* _Source records_
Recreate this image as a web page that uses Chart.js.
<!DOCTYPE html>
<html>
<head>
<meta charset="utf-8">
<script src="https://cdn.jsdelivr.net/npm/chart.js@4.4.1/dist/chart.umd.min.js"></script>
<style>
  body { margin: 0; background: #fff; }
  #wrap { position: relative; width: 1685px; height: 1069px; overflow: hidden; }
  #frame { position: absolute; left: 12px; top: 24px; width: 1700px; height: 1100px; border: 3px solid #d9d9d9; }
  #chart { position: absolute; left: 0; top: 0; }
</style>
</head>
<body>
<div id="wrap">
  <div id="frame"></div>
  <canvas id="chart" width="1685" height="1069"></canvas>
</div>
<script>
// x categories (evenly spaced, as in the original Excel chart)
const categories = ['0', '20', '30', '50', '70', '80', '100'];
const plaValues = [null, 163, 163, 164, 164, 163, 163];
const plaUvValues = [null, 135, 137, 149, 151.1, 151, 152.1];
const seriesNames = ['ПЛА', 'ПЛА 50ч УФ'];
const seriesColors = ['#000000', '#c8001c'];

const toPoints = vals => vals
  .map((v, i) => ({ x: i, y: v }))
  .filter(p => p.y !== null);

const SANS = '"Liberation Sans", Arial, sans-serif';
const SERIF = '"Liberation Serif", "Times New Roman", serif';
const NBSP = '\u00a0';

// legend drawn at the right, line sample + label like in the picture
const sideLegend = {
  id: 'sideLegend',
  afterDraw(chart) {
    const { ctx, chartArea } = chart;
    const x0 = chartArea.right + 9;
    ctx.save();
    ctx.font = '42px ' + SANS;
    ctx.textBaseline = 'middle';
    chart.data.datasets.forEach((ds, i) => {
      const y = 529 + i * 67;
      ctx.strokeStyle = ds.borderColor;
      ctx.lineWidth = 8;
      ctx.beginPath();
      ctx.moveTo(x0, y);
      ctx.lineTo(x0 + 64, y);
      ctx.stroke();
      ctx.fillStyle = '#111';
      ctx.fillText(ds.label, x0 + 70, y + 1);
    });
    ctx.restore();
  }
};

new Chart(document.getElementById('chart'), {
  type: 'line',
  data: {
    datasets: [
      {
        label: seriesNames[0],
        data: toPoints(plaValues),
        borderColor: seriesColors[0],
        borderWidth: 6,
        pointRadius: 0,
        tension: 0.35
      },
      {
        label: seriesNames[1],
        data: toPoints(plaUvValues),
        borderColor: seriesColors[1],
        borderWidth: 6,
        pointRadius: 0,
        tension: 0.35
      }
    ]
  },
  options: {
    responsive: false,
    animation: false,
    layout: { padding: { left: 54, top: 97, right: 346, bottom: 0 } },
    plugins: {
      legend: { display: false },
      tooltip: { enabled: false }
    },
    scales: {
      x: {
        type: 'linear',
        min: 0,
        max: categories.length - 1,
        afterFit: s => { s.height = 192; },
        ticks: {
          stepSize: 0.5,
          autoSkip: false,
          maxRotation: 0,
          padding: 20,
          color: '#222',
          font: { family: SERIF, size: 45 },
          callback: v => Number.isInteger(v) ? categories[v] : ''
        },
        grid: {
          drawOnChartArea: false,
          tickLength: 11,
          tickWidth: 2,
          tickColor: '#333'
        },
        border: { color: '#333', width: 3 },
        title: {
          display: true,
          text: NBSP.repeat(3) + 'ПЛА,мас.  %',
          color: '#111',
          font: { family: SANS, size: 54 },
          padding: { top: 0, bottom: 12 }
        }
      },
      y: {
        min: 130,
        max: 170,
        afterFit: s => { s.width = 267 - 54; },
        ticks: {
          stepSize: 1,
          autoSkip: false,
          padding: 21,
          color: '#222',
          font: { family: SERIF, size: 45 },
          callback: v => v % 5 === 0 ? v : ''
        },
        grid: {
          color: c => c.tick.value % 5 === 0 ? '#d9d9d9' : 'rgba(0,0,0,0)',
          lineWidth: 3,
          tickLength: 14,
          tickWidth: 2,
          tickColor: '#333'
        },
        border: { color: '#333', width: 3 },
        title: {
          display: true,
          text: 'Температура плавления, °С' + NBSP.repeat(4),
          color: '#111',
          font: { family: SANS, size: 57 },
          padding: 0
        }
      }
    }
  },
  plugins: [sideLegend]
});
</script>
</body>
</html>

* * *

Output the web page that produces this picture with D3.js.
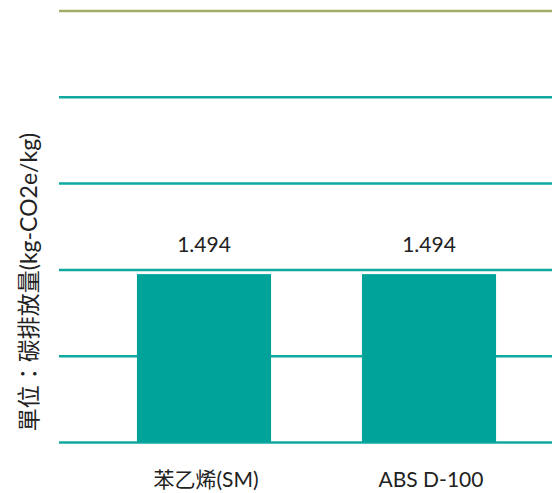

==

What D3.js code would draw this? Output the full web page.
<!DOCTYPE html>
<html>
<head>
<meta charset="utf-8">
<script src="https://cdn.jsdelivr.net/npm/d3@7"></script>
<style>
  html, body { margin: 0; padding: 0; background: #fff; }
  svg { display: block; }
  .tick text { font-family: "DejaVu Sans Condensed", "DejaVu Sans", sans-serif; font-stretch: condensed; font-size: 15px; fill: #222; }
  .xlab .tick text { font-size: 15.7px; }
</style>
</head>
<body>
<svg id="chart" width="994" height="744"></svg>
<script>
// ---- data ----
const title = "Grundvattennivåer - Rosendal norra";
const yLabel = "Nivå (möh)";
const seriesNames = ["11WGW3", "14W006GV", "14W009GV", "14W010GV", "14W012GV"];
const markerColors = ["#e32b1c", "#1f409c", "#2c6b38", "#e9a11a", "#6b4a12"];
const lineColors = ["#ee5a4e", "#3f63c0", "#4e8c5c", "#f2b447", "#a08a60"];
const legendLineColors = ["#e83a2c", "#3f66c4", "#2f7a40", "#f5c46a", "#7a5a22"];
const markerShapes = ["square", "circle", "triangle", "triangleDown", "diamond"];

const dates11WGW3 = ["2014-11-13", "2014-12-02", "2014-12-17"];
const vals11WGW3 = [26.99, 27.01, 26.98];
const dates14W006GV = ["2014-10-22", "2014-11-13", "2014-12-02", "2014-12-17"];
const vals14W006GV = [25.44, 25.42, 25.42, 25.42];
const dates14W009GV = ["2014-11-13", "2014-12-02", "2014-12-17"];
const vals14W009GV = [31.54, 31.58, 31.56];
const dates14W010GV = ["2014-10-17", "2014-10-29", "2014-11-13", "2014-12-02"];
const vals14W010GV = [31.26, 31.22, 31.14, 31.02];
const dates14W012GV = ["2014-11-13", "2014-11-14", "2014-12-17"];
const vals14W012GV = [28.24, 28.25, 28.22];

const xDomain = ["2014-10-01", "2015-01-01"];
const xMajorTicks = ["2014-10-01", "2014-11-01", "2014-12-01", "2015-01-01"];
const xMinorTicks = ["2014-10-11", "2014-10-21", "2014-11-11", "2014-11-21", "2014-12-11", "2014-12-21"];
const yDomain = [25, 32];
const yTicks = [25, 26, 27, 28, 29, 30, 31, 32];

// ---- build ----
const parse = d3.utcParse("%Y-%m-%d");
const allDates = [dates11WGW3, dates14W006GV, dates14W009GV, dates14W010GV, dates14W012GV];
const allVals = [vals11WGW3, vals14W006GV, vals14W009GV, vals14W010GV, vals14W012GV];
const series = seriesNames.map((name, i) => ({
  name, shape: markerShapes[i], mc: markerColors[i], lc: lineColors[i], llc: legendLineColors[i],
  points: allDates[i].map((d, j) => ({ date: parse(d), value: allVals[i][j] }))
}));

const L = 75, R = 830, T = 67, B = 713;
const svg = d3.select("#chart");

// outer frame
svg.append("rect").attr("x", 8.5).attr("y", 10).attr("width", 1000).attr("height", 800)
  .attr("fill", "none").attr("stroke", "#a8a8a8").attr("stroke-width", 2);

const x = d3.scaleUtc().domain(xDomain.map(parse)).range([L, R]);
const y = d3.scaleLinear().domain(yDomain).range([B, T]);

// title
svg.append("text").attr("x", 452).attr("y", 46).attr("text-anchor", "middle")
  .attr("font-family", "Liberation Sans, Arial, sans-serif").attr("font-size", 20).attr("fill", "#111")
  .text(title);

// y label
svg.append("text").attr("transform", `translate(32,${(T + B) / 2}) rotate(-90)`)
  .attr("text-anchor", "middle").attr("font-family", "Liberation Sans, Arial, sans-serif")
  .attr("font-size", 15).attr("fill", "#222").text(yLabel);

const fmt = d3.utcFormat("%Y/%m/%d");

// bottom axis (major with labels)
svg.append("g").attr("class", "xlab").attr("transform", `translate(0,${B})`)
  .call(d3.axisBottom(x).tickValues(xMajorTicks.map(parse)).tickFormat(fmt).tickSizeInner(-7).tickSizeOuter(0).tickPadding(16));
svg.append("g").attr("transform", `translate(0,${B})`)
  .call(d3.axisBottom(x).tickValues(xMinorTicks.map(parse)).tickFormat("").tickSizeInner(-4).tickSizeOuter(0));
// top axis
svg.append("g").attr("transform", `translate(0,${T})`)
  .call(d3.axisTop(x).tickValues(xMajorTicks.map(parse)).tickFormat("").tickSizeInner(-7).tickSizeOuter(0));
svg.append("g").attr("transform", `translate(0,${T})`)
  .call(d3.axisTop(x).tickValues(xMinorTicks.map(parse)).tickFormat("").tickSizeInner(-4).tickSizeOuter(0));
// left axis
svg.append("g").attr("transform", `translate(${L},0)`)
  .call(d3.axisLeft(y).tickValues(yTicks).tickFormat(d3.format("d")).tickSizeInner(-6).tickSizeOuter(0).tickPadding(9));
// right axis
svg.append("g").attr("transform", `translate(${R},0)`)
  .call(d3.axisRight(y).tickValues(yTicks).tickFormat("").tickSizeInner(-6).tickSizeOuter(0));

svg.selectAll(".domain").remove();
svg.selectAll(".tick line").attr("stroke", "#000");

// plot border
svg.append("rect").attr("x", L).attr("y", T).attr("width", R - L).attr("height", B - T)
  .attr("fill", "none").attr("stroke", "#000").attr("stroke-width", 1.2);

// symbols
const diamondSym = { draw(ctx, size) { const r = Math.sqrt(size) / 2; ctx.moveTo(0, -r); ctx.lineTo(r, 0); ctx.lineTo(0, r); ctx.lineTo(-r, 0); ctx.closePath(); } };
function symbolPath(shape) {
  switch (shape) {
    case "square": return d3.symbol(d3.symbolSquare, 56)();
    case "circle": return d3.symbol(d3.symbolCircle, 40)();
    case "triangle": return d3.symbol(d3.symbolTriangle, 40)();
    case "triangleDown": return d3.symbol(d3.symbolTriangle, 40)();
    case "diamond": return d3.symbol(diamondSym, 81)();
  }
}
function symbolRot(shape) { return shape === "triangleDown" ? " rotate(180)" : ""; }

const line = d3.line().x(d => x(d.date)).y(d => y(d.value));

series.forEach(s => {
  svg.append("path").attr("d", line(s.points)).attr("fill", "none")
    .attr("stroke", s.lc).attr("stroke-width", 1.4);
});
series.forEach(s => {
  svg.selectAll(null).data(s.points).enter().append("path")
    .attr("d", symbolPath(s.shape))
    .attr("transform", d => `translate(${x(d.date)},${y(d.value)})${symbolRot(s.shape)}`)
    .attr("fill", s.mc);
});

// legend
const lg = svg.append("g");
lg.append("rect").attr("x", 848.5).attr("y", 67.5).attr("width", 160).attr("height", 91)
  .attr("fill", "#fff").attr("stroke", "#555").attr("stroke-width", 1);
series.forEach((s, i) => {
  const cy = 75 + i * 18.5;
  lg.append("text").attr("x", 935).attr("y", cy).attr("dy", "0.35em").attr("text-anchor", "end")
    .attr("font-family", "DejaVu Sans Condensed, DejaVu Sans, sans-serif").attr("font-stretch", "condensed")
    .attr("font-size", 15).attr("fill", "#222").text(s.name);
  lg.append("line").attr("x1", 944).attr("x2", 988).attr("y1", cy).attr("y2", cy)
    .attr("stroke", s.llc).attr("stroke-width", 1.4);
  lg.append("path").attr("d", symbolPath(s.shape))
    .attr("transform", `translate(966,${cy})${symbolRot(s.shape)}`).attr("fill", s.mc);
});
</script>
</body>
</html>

* _Work to complete_
Lines that include the word "picture" are to be extracted from the data above.

* _Final result_
// legend drawn at the right, line sample + label like in the picture
Output the web page that produces this picture with D3.js.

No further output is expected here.